Tickets to a "hit rock musical" are being discounted for women to reflect the gender pay gap in society.

That Bloody Woman, which is running in Wellington from September 13 to 16, is selling tickets 9.4 per cent cheaper to people who identify as female. This is in line with Statistics NZ who published the gap for the June 2017 quarter.

Tickets range from $39.90 to $59.90 for the play about Kate Sheppard's campaign for women's suffrage. But with the discount this goes down to $36.10-$54.30.

Women can get a 9.4 per cent discount on tickets for That Bloody Woman. Photo / Michael Smith
Women can get a 9.4 per cent discount on tickets for That Bloody Woman. Photo / Michael Smith

The show's press release stated they were making an offer that reflected New Zealand society.


"Tour-Makers are delighted to announce a new offer in ticketing for the show - 9.4 per cent cheaper tickets for all those who identify as women, to reflect the gender pay gap.

"Kate Sheppard didn't fight to win women the right to vote so that well over a hundred years later we'd still be fighting for equality.

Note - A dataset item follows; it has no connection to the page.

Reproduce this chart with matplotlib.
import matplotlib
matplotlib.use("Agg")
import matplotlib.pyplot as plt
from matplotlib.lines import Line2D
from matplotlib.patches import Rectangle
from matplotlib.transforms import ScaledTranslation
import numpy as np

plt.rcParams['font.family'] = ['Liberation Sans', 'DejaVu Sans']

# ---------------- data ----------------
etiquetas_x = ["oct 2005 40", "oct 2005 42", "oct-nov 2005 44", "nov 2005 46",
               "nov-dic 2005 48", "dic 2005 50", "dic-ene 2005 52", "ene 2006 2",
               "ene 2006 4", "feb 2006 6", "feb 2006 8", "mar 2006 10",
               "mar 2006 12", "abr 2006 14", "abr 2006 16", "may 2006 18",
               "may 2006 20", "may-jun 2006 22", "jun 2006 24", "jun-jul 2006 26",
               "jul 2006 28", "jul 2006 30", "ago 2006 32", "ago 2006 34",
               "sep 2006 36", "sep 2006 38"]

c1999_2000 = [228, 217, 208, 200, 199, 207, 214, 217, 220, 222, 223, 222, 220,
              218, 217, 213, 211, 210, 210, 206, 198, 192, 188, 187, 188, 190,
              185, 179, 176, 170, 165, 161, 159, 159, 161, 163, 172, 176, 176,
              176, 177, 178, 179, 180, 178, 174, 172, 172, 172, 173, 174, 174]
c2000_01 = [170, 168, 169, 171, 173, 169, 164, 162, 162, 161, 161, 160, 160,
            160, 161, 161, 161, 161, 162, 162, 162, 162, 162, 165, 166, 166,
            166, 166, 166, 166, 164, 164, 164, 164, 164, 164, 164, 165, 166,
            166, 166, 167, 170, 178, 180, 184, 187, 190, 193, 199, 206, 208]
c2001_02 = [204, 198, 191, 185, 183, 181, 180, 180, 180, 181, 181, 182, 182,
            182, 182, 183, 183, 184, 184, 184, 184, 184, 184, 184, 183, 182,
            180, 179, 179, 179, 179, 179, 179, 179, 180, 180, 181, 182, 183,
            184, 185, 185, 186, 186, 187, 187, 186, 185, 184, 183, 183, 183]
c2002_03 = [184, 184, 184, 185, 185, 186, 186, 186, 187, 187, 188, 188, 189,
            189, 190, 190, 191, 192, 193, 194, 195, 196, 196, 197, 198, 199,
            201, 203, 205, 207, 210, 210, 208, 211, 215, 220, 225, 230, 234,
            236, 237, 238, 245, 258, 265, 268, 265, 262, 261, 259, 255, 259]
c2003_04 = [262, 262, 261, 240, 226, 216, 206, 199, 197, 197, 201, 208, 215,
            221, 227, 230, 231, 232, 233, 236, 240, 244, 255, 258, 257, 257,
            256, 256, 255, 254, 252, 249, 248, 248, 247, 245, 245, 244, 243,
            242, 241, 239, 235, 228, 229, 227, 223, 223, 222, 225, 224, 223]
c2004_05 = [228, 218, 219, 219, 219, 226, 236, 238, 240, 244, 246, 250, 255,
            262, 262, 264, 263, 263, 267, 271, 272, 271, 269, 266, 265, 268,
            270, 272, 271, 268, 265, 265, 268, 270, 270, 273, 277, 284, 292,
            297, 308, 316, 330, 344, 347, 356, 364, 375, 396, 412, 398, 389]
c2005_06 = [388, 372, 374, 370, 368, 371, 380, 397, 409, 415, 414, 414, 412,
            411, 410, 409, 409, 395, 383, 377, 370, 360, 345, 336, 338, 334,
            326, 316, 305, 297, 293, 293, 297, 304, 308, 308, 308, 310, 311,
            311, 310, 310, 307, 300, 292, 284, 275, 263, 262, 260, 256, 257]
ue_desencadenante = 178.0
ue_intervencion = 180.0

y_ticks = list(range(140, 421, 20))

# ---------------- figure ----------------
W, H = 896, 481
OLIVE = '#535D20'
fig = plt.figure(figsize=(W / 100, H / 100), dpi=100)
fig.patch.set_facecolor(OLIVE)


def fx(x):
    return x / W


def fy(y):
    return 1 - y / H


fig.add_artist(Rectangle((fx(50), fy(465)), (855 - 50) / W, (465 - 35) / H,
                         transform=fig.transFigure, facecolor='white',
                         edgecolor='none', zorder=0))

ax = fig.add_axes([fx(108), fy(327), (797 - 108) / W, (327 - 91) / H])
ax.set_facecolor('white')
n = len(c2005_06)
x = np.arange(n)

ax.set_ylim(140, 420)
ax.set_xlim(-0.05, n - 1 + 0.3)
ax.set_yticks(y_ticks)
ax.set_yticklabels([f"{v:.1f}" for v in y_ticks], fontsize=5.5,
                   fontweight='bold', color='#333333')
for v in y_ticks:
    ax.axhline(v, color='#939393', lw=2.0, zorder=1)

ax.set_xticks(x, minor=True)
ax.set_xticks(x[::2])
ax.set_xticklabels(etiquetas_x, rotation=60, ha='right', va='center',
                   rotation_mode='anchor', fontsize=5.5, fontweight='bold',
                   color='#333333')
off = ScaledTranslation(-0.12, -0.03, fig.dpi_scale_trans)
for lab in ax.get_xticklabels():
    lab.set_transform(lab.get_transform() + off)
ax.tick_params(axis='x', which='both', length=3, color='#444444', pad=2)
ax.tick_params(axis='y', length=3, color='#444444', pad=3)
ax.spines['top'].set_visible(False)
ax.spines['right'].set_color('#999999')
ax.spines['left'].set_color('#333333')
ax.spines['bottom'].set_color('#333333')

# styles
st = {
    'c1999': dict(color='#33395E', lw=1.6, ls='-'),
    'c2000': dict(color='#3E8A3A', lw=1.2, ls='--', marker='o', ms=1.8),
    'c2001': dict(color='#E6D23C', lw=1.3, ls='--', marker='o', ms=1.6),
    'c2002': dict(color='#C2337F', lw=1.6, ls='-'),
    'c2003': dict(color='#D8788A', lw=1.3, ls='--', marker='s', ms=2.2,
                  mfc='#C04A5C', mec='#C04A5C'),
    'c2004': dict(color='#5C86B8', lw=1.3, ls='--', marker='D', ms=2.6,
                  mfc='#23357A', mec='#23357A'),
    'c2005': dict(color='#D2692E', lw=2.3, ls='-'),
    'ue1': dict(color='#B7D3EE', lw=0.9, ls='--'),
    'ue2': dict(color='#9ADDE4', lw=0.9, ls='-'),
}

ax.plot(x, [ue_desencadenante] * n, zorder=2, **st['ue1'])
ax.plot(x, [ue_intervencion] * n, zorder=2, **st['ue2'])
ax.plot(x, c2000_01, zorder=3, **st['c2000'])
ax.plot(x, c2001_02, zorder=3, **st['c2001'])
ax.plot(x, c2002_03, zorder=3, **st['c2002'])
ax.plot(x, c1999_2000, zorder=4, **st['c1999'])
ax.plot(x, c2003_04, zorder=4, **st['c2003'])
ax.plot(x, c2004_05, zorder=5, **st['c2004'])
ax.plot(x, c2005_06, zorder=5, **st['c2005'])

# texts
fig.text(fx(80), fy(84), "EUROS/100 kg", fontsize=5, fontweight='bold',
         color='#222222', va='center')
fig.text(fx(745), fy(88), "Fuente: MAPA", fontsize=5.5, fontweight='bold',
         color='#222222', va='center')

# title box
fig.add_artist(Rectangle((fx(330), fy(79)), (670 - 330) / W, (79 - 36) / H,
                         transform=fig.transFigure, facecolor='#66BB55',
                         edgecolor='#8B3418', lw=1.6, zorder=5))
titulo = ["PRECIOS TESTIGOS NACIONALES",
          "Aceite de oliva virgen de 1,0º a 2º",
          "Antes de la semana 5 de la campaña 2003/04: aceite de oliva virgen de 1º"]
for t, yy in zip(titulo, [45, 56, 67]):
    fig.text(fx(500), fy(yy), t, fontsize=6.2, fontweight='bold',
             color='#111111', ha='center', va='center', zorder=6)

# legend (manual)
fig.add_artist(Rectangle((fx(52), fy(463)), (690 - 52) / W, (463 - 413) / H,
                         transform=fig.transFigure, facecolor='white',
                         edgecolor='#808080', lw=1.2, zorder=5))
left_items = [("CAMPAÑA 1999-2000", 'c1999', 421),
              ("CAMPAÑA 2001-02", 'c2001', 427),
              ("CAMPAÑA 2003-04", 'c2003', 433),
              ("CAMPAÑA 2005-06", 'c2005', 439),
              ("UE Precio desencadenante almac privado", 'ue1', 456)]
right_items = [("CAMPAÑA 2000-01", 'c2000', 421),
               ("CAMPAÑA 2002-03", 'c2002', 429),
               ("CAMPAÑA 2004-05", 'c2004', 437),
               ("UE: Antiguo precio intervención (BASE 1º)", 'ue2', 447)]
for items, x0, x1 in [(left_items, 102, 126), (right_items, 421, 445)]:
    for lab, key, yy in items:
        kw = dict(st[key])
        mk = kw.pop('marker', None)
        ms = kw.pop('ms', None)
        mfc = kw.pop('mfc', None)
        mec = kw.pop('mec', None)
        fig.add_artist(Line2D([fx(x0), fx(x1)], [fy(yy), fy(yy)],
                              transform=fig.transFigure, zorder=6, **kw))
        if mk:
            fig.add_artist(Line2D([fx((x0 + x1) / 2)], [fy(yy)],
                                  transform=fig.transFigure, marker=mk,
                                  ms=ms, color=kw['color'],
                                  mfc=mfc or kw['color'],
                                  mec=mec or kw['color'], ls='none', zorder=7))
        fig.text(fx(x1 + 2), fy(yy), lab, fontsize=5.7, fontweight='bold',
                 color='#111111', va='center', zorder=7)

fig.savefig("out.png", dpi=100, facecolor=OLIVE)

A gender pay gap of 9.4 per cent is an improvement but it's not enough."

Performing Arts Network of NZ marketing manager Stephanie Richardson came up with the idea to promote the show to play with the idea of equality.

However she wanted to stress that the discount was open to anyone who used the promocode rockthevote and was more about the meaning than exclusively giving women a perk.

"The offer reflects the fact there is a differentiation in pay for women in New Zealand, but the offer is actually available to anybody.

"Our intention is definitely, definitely not to exclude anybody. That's not the spirit of the show."

A Human Rights Commission spokeswoman said a ticket price drop for one gender could be considered unlawful under the Human Rights Act.

"We appreciate that for this particular event, which celebrates Kate Sheppard, there is an interest in using it to highlight the gender pay gap in New Zealand. Nevertheless, people may potentially have grounds to make a complaint to the Human Rights Commission if they feel they have been affected by the promotion."


The show was originally commissioned by the Christchurch Arts Festival and has been described as "a kick-ass punk rock musical full of infectious tunes that is unafraid to have fun, but just as unafraid to bring intelligence and insight to this powerful and important moment in history".